All of these examples have been said - I have heard them!

Example 1: "I don't know, let me ask my supervisor."
This gives the customer the impression that there is someone here that knows more than you. In the customer's eyes, you know it all. If you are uncertain, say instead "Please hold a moment while I research this issue for you." Moreover, the word "supervisor" should not ever be said to a customer. Again, it gives the impression that you are not the ultimate authority with regard to your product. Please try to limit your calls to the Internal Support Line to twice per call, putting the customer on hold 6 or 7 times to ask the mentor a question will make the customer wonder what you are doing. Please try to figure it out on your own first and learn how to use your online resources - about 50% of the calls I receive could have been avoided if the technician had used the online help.

Example 2: "Well, this shows up on the Virtual Whiteboard, so I can't OTE this, they say we need to script this call."
"Internalisms" like this mean nothing to the customer. We don't want to say anything like NHD, NHI, OTE, ESS, scripting calls, virtual whiteboard, Tier 1/2/3, and we certainly do not want the customers to know what our handle time is or how many people are holding. Just tell the customer what he needs to know. "I am seeing that there is an issue in your area. Please let me gather some information so that we may continue to track it and have you up and running as soon as possible." When transferring, use the terms "customer service" "a specialist" or "the next level of support."

Example 3: (call the Internal Support Line) "This customer is a total idiot! He isn't doing a single thing that I am saying! Transfer this call up please because I have been on it for 40 (expletive) minutes. This customer is driving me crazy, he is such a (expletive)!
Your calls can be, and often are, recorded. That part is recorded as well. Do not use the mentor to vent about your caller until you are far away from the phone. I will listen all day to what you have to say about it, but not over a medium that is not confidential by any means. Also, we cannot transfer calls simply because it is hurting your call time, we have to follow procedure as much as you do. We do not enjoy sending you back to the caller to complete troubleshooting steps that you have not done, we have to do it in order to verify that we have done all we can do in this issue and that it is definitely something that we are allowed to transfer.

Example 4: "Little elves crawl into your house at night and chew on your Ethernet cable, that is why you have intermittent connectivity."
Sarcasm - just do not use it. It is not professional at all, and while it is important to establish rapport with the customer, and humor can be ok from time to time, sarcasm is not. It is easily misunderstood over the telephone as rudeness.

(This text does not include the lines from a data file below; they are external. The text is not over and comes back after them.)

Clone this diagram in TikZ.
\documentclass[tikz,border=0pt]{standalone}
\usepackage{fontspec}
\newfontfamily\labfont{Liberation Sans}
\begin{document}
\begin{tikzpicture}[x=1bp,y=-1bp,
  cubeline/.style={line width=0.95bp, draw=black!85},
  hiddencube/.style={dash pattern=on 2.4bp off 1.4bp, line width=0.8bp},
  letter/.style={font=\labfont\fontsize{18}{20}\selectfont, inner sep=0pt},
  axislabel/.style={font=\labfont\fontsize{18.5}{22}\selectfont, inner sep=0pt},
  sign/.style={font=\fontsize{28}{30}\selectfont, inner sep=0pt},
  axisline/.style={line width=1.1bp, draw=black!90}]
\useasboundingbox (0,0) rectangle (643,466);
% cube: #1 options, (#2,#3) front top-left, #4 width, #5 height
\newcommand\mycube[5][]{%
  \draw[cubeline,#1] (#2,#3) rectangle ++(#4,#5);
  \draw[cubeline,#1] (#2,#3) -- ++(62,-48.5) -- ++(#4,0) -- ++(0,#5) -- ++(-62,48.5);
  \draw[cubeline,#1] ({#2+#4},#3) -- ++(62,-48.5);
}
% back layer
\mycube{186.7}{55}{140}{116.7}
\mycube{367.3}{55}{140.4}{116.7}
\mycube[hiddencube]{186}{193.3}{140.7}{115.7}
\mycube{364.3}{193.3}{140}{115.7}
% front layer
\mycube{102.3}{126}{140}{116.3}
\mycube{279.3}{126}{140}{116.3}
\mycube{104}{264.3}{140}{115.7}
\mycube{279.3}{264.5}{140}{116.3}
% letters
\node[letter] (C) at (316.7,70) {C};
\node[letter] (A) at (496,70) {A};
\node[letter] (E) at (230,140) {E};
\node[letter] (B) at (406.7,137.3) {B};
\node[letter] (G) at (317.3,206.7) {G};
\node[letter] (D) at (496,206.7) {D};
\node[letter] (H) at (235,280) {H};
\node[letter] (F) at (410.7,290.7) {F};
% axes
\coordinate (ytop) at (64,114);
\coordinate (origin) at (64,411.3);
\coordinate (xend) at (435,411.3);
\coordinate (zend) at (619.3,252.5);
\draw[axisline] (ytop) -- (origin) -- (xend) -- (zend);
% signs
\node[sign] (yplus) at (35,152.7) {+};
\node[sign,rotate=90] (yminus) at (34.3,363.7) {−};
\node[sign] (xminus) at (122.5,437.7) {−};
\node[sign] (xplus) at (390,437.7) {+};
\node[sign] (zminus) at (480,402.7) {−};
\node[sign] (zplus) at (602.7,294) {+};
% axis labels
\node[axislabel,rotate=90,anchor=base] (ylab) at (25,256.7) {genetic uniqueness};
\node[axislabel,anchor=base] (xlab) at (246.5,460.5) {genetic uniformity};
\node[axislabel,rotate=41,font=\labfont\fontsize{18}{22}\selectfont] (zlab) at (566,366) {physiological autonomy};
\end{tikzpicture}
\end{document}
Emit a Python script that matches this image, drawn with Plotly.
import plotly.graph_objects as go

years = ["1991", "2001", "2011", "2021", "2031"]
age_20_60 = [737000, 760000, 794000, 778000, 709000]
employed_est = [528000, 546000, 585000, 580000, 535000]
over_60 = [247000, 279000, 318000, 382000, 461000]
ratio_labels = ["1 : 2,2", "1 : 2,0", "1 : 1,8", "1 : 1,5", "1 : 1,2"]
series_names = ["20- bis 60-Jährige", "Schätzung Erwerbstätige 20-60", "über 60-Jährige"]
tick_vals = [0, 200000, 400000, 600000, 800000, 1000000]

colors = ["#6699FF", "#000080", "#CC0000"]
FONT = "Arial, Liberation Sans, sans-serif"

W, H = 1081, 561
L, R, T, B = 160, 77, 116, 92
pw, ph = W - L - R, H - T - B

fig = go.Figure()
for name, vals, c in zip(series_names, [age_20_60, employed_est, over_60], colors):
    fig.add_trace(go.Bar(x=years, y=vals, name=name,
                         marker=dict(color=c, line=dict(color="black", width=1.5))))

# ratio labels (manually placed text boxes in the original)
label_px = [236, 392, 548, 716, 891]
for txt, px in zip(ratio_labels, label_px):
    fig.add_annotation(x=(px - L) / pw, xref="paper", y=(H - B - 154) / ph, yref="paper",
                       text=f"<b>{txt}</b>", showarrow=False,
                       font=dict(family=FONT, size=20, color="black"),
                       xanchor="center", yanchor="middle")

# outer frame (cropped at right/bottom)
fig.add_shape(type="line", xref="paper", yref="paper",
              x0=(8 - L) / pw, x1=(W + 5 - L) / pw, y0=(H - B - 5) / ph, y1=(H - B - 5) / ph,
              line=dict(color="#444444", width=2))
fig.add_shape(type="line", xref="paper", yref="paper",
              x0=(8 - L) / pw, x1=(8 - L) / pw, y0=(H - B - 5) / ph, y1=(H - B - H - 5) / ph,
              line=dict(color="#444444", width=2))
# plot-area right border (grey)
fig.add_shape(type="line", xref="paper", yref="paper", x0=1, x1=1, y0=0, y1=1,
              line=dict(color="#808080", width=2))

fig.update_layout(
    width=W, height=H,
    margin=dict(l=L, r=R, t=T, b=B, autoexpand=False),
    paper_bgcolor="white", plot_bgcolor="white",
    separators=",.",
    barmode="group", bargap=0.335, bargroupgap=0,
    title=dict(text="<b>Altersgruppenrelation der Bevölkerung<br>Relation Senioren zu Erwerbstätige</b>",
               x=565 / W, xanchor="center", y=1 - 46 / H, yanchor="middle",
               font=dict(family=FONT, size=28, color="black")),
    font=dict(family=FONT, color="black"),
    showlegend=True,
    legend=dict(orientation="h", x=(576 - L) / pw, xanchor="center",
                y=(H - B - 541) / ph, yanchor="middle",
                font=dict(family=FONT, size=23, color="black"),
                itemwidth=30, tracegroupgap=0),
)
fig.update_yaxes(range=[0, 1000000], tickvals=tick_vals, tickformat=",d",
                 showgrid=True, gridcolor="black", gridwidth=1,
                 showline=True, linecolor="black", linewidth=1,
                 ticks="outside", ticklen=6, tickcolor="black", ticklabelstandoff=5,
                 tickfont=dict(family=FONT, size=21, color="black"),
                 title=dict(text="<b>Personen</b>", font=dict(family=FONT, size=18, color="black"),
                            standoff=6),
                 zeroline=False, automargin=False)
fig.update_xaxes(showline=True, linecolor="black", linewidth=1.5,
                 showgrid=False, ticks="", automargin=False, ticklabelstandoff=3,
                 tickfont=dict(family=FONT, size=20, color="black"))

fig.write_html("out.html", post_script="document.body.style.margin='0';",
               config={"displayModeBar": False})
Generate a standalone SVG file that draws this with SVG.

Example 5: "That is out of our support boundaries."
Customers take this one of two ways: 1. They don't get it, or 2. They see it as "I don't want to help you." For some reason that phrase does not sit well with the end-user. The best thing to say about that is that we are not certified to support that product, and we could be held liable if we do.

When followed correctly, this will make you sound like a very professional tech support provider that customers love to talk to, and that I do not have to come around to your cubicle and kick your butt for being dumb.

I love all the things that you have added, and I have a couple more for you:

"We have 200 calls holding, you should be able to do this yourself." This is not what they called tech support to hear. Get over it and solve the problem. Clearing the queue is not your issue, fixing your customers is the issue.

"I don't think it's a good idea for you to speak to billing at this time." If the customer asks to be transferred to another department or to a supervisor and you have the capability, do it. Usually it means they just don't want to talk to you anymore anyway and if you fight with them, they will only be more irate toward the next person that they talk to.

"You're a web developer huh? Well, I do a little HTML myself. I learned all my HTML on Notepad. Do you know what Notepad is?" Ack, why don't they fire these people? At least the customer could play along in this case. "No sir, I have never heard of that program before in my life." Why why why do I do this? I'm not a slavedriver, as someone so lovingly soft-linked, I just don't want people to be stupid. There are so many stupid people in the world. The last three examples were actually from the same technician.

Example 7: Lying outright
We users are not all useless morons. Some of us actually know what we're doing, and have a clue as to what the problem was. An example: I bought an IOMagic DVD drive back in March. Recently it has refused to read CDs. I contacted tech support, and was told several times over that "You're not supposed to read CDs in that drive" despite the fact that all over the packaging and documentation are the words "Plays any type of CD and DVD media". The CD laser turned out to be broken. Please, treat us as though we have some inkling of what we're doing until you find evidence to the contrary. We're not all mouth-breathing dips.